La Charente-Maritime en Chine, un exemple
En attendant la publication de ce livre blanc, Maurice Gourdault-Montagne, ambassadeur de France en Chine, a livré quelques recommandations aux élus. Il faut tout d'abord adapter son offre à la demande et se recentrer sur sa vraie valeur ajoutée, a-t-il développé, ne pas se disperser et cibler un seul site tout en s'inscrivant dans la durée.
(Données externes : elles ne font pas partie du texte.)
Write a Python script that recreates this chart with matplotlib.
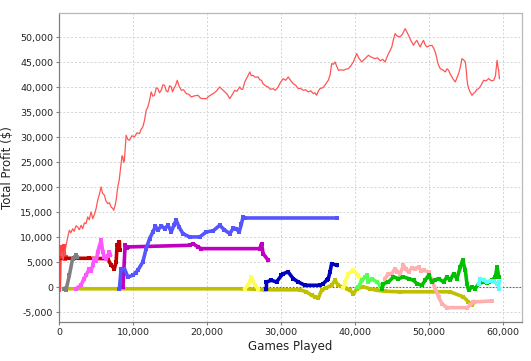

C'est le cas "exemplaire" de la Charente-Maritime qui a noué un partenariat avec la province du Liaoning dans le nord-est de la Chine autour de trois secteurs : le thermalisme, les sports équestres et le nautisme. "L'action extérieure en Chine est encadrée par l'Etat", a-t-il souligné, précisant que 55 coopérations étaient actuellement actives dans l'Empire du milieu, d'autres étant "dormantes". L'ambassadeur a aussi appelé les collectivités à "travailler groupées", à l'instar de la "Maison France-Chine" inaugurée fin 2015 à Pékin. "Les collectivités territoriales sont animées d'une flamme, ces flammes doivent former un grand feu, visible", a-t-il imagé.
"Les régions s'impliquent beaucoup plus"
La préparation actuelle des schémas régionaux de développement économique, d'innovation et d'internationalisation (SRDEII) en donne l'occasion. "Business France participe à l'élaboration de tous les schémas régionaux", a ainsi assuré Muriel Pénicaud, la directrice générale de cette agence née en 2015 de la fusion entre Ubifrance et l'Agence française pour les investissements internationaux. Cela passe par une convention avec chaque région. Dans quelques semaines "une convention globale" sera signée avec l'Association des régions de France (ARF). Des discussions similaires sont en cours avec l'Association des maires de France (AMF) et France urbaine. "Notre seul moyen d'être visible et efficace est d'être en équipe", a-t-elle lancé. Les régions, qui auparavant déléguaient l'action internationale à leur agence régionale, "sont en train de s'impliquer beaucoup plus", constate-t-elle.
Dans les évolutions à venir, on notera enfin le rapprochement envisagé par Cité unies France et l'Afccre (Association française du Conseil des Communes et Régions d'Europe).